I created a custom NER model using Prodi.gy. I saved the model to disk, once I performed all of the processing and validations. I can instantiate the model from disk using spacy.load and it seems to work well. My question now is how do I add that custom NER model to a spacy pipeline? I want to make sure I have the tagger, parser, etc. in the pipeline plus my custom NER model.
It seems like I should initialize a base nlp from one of the existing models (en_core_web_sm), remove the existing NER, and replace it with my custom NER. This is no doubt user error, I just can't seem to figure out from the documentation and trial/error what I am doing wrong (or need to do).
Maybe my operations are wrong? Maybe I should try to add the tagger and parser to my custom model instantiation?
I was able to get it to work by adding the "tagged" and "parser" from one of the en models and then modifying the meta.json file.
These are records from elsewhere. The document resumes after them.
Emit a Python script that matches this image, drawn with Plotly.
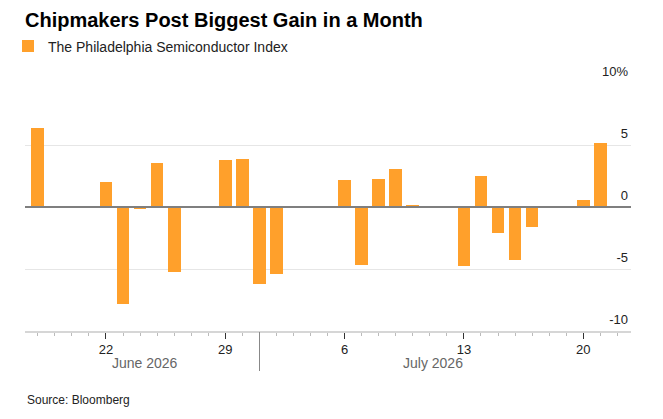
import plotly.graph_objects as go

# daily % change of the Philadelphia Semiconductor Index
dates = [
    "2026-06-18", "2026-06-22", "2026-06-23", "2026-06-24", "2026-06-25",
    "2026-06-26", "2026-06-29", "2026-06-30", "2026-07-01", "2026-07-02",
    "2026-07-06", "2026-07-07", "2026-07-08", "2026-07-09", "2026-07-10",
    "2026-07-13", "2026-07-14", "2026-07-15", "2026-07-16", "2026-07-17",
    "2026-07-20", "2026-07-21",
]
changes = [
    6.39, 2.04, -7.83, -0.19, 3.57,
    -5.28, 3.81, 3.89, -6.24, -5.41,
    2.15, -4.64, 2.23, 3.06, 0.12,
    -4.74, 2.52, -2.09, -4.29, -1.63,
    0.59, 5.18,
]

x_tick_dates = ["2026-06-22", "2026-06-29", "2026-07-06", "2026-07-13", "2026-07-20"]
x_tick_labels = ["22", "29", "6", "13", "20"]
y_tick_vals = [-10, -5, 0, 5, 10]
y_tick_labels = ["-10", "-5", "0", "5", "10%"]
month_labels = ["June 2026", "July 2026"]
month_label_pos = ["2026-06-24 06:30", "2026-07-11 04:00"]
month_break = ["2026-07-01"]

ORANGE = "#ffa02b"
FONT = "Liberation Sans"
DAY_MS = 86400000

# the page body keeps its default 8px margin, so the figure is 8px smaller
W, H = 655, 411

fig = go.Figure()
fig.add_trace(
    go.Bar(
        x=dates,
        y=changes,
        name="The Philadelphia Semiconductor Index",
        marker_color=ORANGE,
        marker_line_width=0,
        width=0.745 * DAY_MS,
        showlegend=True,
    )
)
# invisible trace only to carry the month separator tick
fig.add_trace(
    go.Scatter(x=month_break, y=[0], xaxis="x2", mode="markers",
               marker_opacity=0, showlegend=False, hoverinfo="skip")
)

x_range = ["2026-06-17 06:00", "2026-07-22 19:12"]

fig.update_layout(
    width=W,
    height=H,
    template="plotly_white",
    plot_bgcolor="white",
    paper_bgcolor="white",
    margin={"l": 17, "r": 32, "t": 75, "b": 88, "autoexpand": False},
    font=dict(family=FONT, size=13, color="#222"),
    bargap=0,
    title=dict(
        text="<b>Chipmakers Post Biggest Gain in a Month</b>",
        xref="container",
        x=17 / W,
        xanchor="left",
        y=1 - 11.5 / H,
        yanchor="middle",
        font=dict(family=FONT, size=20, color="#000"),
    ),
    legend=dict(
        orientation="h",
        xref="container",
        yref="container",
        x=-1.5 / W,
        y=1 - 38.5 / H,
        xanchor="left",
        yanchor="middle",
        font=dict(size=14, color="#222"),
        itemwidth=30,
    ),
    xaxis=dict(
        type="date",
        range=x_range,
        tickvals=x_tick_dates,
        ticktext=x_tick_labels,
        ticks="outside",
        ticklen=6,
        tickwidth=1,
        tickcolor="#333",
        tickfont=dict(size=13, color="#222"),
        showgrid=False,
        zeroline=False,
        showline=True,
        linecolor="#d6d6d6",
        linewidth=1.5,
        minor=dict(dtick=DAY_MS, tick0="2026-06-17", ticks="outside",
                   ticklen=3, tickcolor="#bbbbbb", showgrid=False),
    ),
    xaxis2=dict(
        type="date",
        overlaying="x",
        range=x_range,
        tickvals=month_break,
        showticklabels=False,
        ticks="outside",
        ticklen=39,
        tickcolor="#888",
        tickwidth=1,
        showgrid=False,
        zeroline=False,
        showline=False,
    ),
    yaxis=dict(
        side="right",
        range=[-10, 10],
        tickvals=y_tick_vals,
        ticktext=y_tick_labels,
        ticklabelposition="inside",
        ticklabeloverflow="allow",
        ticklabelshift=-12,
        ticklabelstandoff=0,
        tickfont=dict(size=13, color="#222"),
        showgrid=True,
        gridcolor="#e6e6e6",
        gridwidth=1,
        zeroline=False,
        showline=False,
        ticks="",
    ),
)

# zero baseline drawn above the bars
fig.add_hline(y=0, line_color="#7f7f7f", line_width=2, layer="above")

for label, pos in zip(month_labels, month_label_pos):
    fig.add_annotation(
        x=pos, xref="x", y=-32 / 248, yref="paper",
        text=label, showarrow=False,
        font=dict(size=14, color="#666"),
        xanchor="center", yanchor="middle",
    )

fig.add_annotation(
    text="Source: Bloomberg",
    xref="paper", yref="paper",
    x=0, y=-69 / 248,
    xanchor="left", yanchor="middle",
    showarrow=False,
    font=dict(size=12, color="#222"),
)

fig.write_html("out.html")
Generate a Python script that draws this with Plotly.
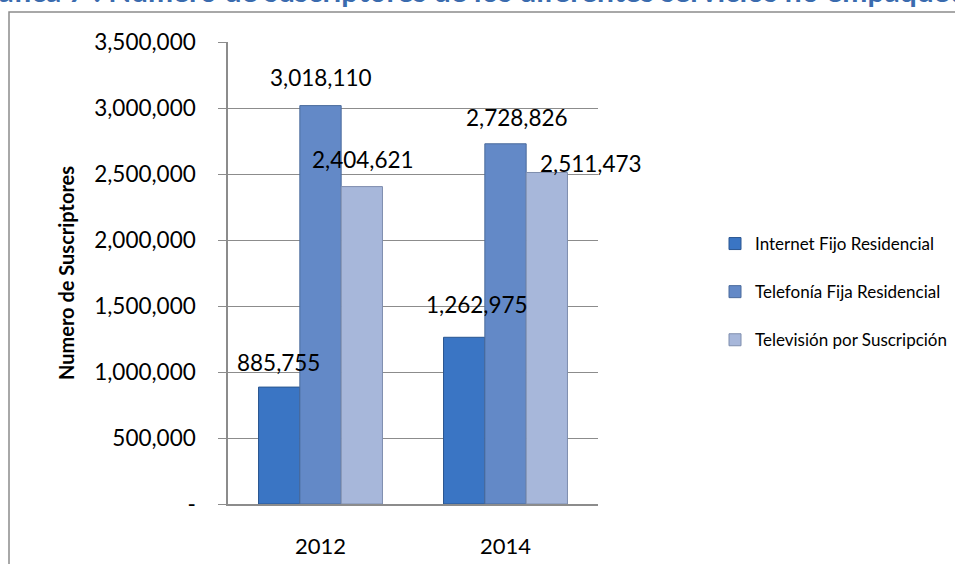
import plotly.graph_objects as go

# Subscriber counts per non-bundled service
years = ["2012", "2014"]
series_names = ["Internet Fijo Residencial", "Telefonía Fija Residencial", "Televisión por Suscripción"]
internet = [885755, 1262975]
telefonia = [3018110, 2728826]
television = [2404621, 2511473]

tick_values = [0, 500000, 1000000, 1500000, 2000000, 2500000, 3000000, 3500000]
tick_labels = ["-", "500,000", "1,000,000", "1,500,000", "2,000,000", "2,500,000", "3,000,000", "3,500,000"]

title_text = "Gráfica 7 : Número de suscriptores de los diferentes servicios no empaquetados"
y_title = "Numero de Suscriptores"

all_series = [internet, telefonia, television]
colors = ["#3A75C4", "#6389C7", "#A7B7DA"]
edge_colors = ["#2A5690", "#4A6A9C", "#7F8EAE"]

FONT = "Lato, 'Open Sans', sans-serif"

# plot area geometry in pixels
L, R, T, B = 228, 357, 42, 60
W, H = 955 - L - R, 564 - T - B
BAR_PX = 41

fig = go.Figure()
for i, (name, vals) in enumerate(zip(series_names, all_series)):
    fig.add_trace(go.Bar(
        x=years, y=vals, name=name, legendgroup=name,
        marker=dict(color=colors[i], line=dict(color=edge_colors[i], width=1)),
        hoverinfo="skip",
    ))

# value labels (pixel nudges per label: series x year)
nudge_x = [[-1, 12], [0, 11], [1, 44]]
nudge_y = [[25, 33], [28, 26], [27, 9]]
for i, vals in enumerate(all_series):
    for j, v in enumerate(vals):
        fig.add_annotation(
            x=j, y=v, text=f"{v:,}", showarrow=False,
            xshift=(i - 1) * BAR_PX + nudge_x[i][j], yshift=nudge_y[i][j],
            yanchor="middle", font=dict(family=FONT, size=22.5, color="#000000"),
        )

# heading running off the top edge
fig.add_annotation(
    xref="paper", yref="paper", x=(-36 - L) / W, y=(T + H + 10) / H,
    yanchor="middle", xanchor="left", text=f"<b>{title_text}</b>", showarrow=False,
    font=dict(family=FONT, size=30, color="#3A6BAE"),
)

# chart frame
fig.add_shape(
    type="rect", xref="paper", yref="paper",
    x0=(9 - L) / W, x1=(965 - L) / W,
    y0=(564 - B - 575) / H, y1=(564 - B - 12) / H,
    line=dict(color="#8C8C8C", width=1.5), fillcolor="rgba(0,0,0,0)", layer="below",
)

fig.update_layout(
    width=955, height=564,
    margin=dict(l=L, r=R, t=T, b=B, pad=0, autoexpand=False),
    paper_bgcolor="white", plot_bgcolor="white",
    barmode="group", bargap=0.33, bargroupgap=0,
    font=dict(family=FONT, size=19, color="#000000"),
    showlegend=True,
    legend=dict(
        x=(715 - L) / W, y=(564 - B - 292) / H, xanchor="left", yanchor="middle",
        font=dict(family=FONT, size=17, color="#000000"),
        tracegroupgap=23, traceorder="grouped", itemwidth=30,
        bgcolor="rgba(0,0,0,0)",
    ),
    xaxis=dict(
        type="category", range=[-0.5, 1.5],
        showline=True, linecolor="#8C8C8C", linewidth=1.5,
        ticks="", showgrid=False, tickfont=dict(family=FONT, size=22),
        ticklabelstandoff=22,
    ),
    yaxis=dict(
        range=[0, 3500000], tickvals=tick_values, ticktext=tick_labels,
        showgrid=True, gridcolor="#8C8C8C", gridwidth=1,
        showline=True, linecolor="#8C8C8C", linewidth=1.5,
        ticks="outside", ticklen=8, tickcolor="#8C8C8C",
        tickfont=dict(family=FONT, size=22.5), ticklabelstandoff=18,
        zeroline=False,
        title=dict(text=f"<b>{y_title}</b>", font=dict(family=FONT, size=20), standoff=14),
    ),
)

fig.write_html("out.html")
That doesn't seem like the right approach.
I tried this obviously not right:
nlp = spacy.load("en_core_web_sm")
#remove existing NER
nlp.remove_pipe('ner')
print("Pipeline", nlp.pipe_names)
nlp_entity = spacy.load("custom_ner_model")
nlp.add_pipe(nlp_entity)
print("Pipeline", nlp.pipe_names)
Pipeline ['tagger', 'parser']
Pipeline ['tagger', 'parser', 'English']
I then tried this to build the NER from the custom model and add it and also not right:
nlp = spacy.load("en_core_web_sm")
#remove existing NER
nlp.remove_pipe('ner')
print("Pipeline", nlp.pipe_names)
nlp_entity = spacy.load("custom_ner_model")
ner = nlp_entity.create_pipe("ner")
nlp.add_pipe(ner,last=True)
print("Pipeline", nlp.pipe_names)
Error if I try to run with ner in pipeline:
text = "This is a test"
doc = nlp(text)
displacy.render(doc, style="ent")
ValueError: [E109] Model for component 'ner' not initialized. Did you forget to load a model, or forget to call begin_training()?
Also got this error, which is what drove me to try adding tagger/parser from the base en models
ValueError: [E155] The pipeline needs to include a tagger in order to use Matcher or PhraseMatcher with the attributes POS, TAG, or LEMMA. Try using nlp() instead of nlp.make_doc() or list(nlp.pipe()) instead of list(nlp.tokenizer.pipe()).